Starkov then wanted to play junior hockey in Sweden. He didn't know any Swedish, but he quickly became fluent in that language.

In the Syracuse locker room, he easily glides between conversations with Joakim Lindstrom (Swedish), Andrei Plekhanov (Russian) and everyone else (English).

"It's nice. When you move places, it's definitely an advantage instead of just sitting in a corner (and not talking)," he said. "You have almost everybody covered but the Finnish players."

Starkov said he once tried learning French and Spanish, but they didn't take hold. He theorizes that his brain just ran out of room to memorize any more linguistic rules.

Another puzzler is dreams. He said he's always asked what language he dreams in. He wishes he knew.

"I never figured it out," he said. "I forget to think about it in the morning. That's a mystery."

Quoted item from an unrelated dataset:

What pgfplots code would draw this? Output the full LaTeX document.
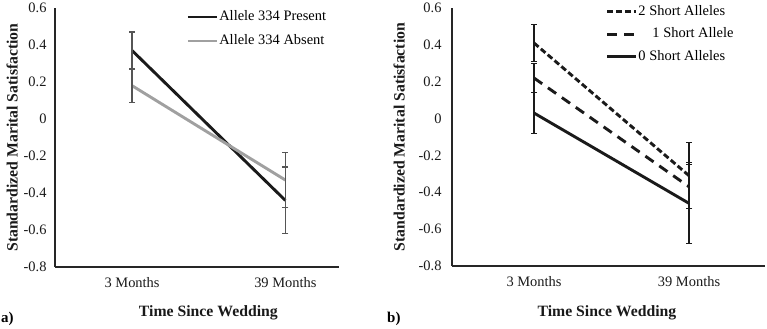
\documentclass[border=0pt]{standalone}
\usepackage{pgfplots}
\pgfplotsset{compat=1.18}
\usepackage{fontspec}
\setmainfont{Liberation Serif}
\definecolor{dk}{HTML}{1A1A1A}
\definecolor{lg}{HTML}{A0A0A0}
\definecolor{eg}{HTML}{555555}
\begin{document}
\begin{tikzpicture}
\path[use as bounding box] (0bp,0bp) rectangle (767bp,-329bp);
\pgfplotsset{
  myax/.style={
    scale only axis,
    axis lines=left,
    axis line style={-, color=black!85, line width=1.2bp},
    major tick length=0bp,
    ymin=-0.8, ymax=0.6,
    ytick={-0.8,-0.6,-0.4,-0.2,0,0.2,0.4,0.6},
    yticklabels={-0.8,-0.6,-0.4,-0.2,0,0.2,0.4,0.6},
    xtick={1,2},
    xticklabels={3 Months,39 Months},
    tick label style={font=\fontsize{14.5}{16}\selectfont, color=black!90},
    xticklabel style={yshift=-7bp},
    label style={font=\bfseries\fontsize{15.8}{18}\selectfont, color=black!90},
    ylabel={Standardized Marital Satisfaction},
    xlabel={Time Since Wedding},
    legend cell align=left,
    legend style={draw=none, fill=none, inner sep=0pt, anchor=north west,
      font=\fontsize{14.5}{16}\selectfont,
      nodes={text height=10bp, text depth=3bp, inner xsep=1bp, inner ysep=1bp}},
    legend image code/.code={\draw[##1] (0bp,0bp) -- (29bp,0bp);},
  }
}
% Panel a
\begin{axis}[myax,
  at={(55bp,-267bp)}, anchor=south west,
  width=284bp, height=259bp,
  xmin=0.497, xmax=2.35,
  yticklabel style={xshift=-5bp},
  ylabel style={at={(axis description cs:-0.151,0.5)}, anchor=center},
  xlabel style={at={(axis description cs:0.54,0)}, anchor=center, yshift=-46bp},
  legend style={at={(axis description cs:0.462,0.995)}, row sep=9bp},
]
\addplot[dk, line width=2.9bp, error bars/.cd, y dir=both, y explicit,
  error bar style={color=eg, line width=1.3bp, solid},
  error mark options={rotate=90, color=eg, line width=1.3bp, mark size=3bp, solid}]
  coordinates {(1,0.37) +- (0,0.10) (2,-0.44) +- (0,0.18)};
\addlegendentry{Allele 334 Present}
\addplot[lg, line width=2.9bp, error bars/.cd, y dir=both, y explicit,
  error bar style={color=eg, line width=1.3bp, solid},
  error mark options={rotate=90, color=eg, line width=1.3bp, mark size=3bp, solid}]
  coordinates {(1,0.18) +- (0,0.09) (2,-0.33) +- (0,0.15)};
\addlegendentry{Allele 334 Absent}
\end{axis}
% Panel b
\begin{axis}[myax,
  at={(452bp,-266bp)}, anchor=south west,
  width=313bp, height=258bp,
  xmin=0.471, xmax=2.49,
  yticklabel style={xshift=-7bp},
  ylabel style={at={(axis description cs:-0.169,0.5)}, anchor=center},
  xlabel style={at={(axis description cs:0.495,0)}, anchor=center, yshift=-47bp},
  legend style={at={(axis description cs:0.49,1.015)}, row sep=7.5bp},
]
\addplot[dk, line width=2.9bp, dash pattern=on 6bp off 3bp, error bars/.cd, y dir=both, y explicit,
  error bar style={color=dk, line width=1.2bp, solid},
  error mark options={rotate=90, color=dk, line width=1.2bp, mark size=3bp, solid}]
  coordinates {(1,0.41) +- (0,0.10) (2,-0.31) +- (0,0.18)};
\addlegendentry{2 Short Alleles}
\addplot[dk, line width=2.9bp, dash pattern=on 10bp off 7bp, error bars/.cd, y dir=both, y explicit,
  error bar style={color=dk, line width=1.2bp, solid},
  error mark options={rotate=90, color=dk, line width=1.2bp, mark size=3bp, solid}]
  coordinates {(1,0.22) +- (0,0.08) (2,-0.37) +- (0,0.12)};
\addlegendentry{\hspace*{14bp}1 Short Allele}
\addplot[dk, line width=2.9bp, error bars/.cd, y dir=both, y explicit,
  error bar style={color=dk, line width=1.2bp, solid},
  error mark options={rotate=90, color=dk, line width=1.2bp, mark size=3bp, solid}]
  coordinates {(1,0.03) +- (0,0.11) (2,-0.46) +- (0,0.22)};
\addlegendentry{0 Short Alleles}
\end{axis}
\node[anchor=base west, inner sep=0pt, font=\bfseries\fontsize{15}{17}\selectfont] at (1bp,-322bp) {a)};
\node[anchor=base west, inner sep=0pt, font=\bfseries\fontsize{15}{17}\selectfont] at (387bp,-322bp) {b)};
\end{tikzpicture}
\end{document}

Around the AHL -- Right wing Darren McCarty's recent tryout stretch with Grand Rapids has earned him a deal with the Red Wings. McCarty tallied four goals and three assists in nine games with the Griffins. … Quad City beat Grand Rapids on Feb. 24 to become the first opponent in Griffins history to sweep a season series of at least four games. … Hershey kicked off a nine-game road trip – the longest in the franchise's 70-year history – on Feb. 27 at Manitoba. … The Marlies drew 8,120 for their home game against Hamilton on Feb. 24, topping the previous franchise record of 8,056 set in Toronto's inaugural game on Oct. 12, 2005 at Ricoh Coliseum. … Norfolk has earned points in 13 in its last 16 games (10-3-1-2) after going 1-14-0-1 in its previous 16. … Syracuse has one shutout each from four different goalies this year – Dan LaCosta, Karl Goehring, Adam Munro and Craig Kowalski. … During the first period of a game between Worcester and Springfield on Feb. 24, both teams were assessed matching minors for too many men on the ice. … Rochester head coach Randy Cunneyworth entered the week with 299 career AHL wins, second only to Worcester's Roy Sommer (340) among active coaches. … Last weekend, Houston won three road games in three nights for the first time since Oct. 18-20, 2002. … With his 2-0 win over Milwaukee on Feb. 23, Rockford's Wade Flaherty became the 20th goaltender in AHL history with 20 career shutouts.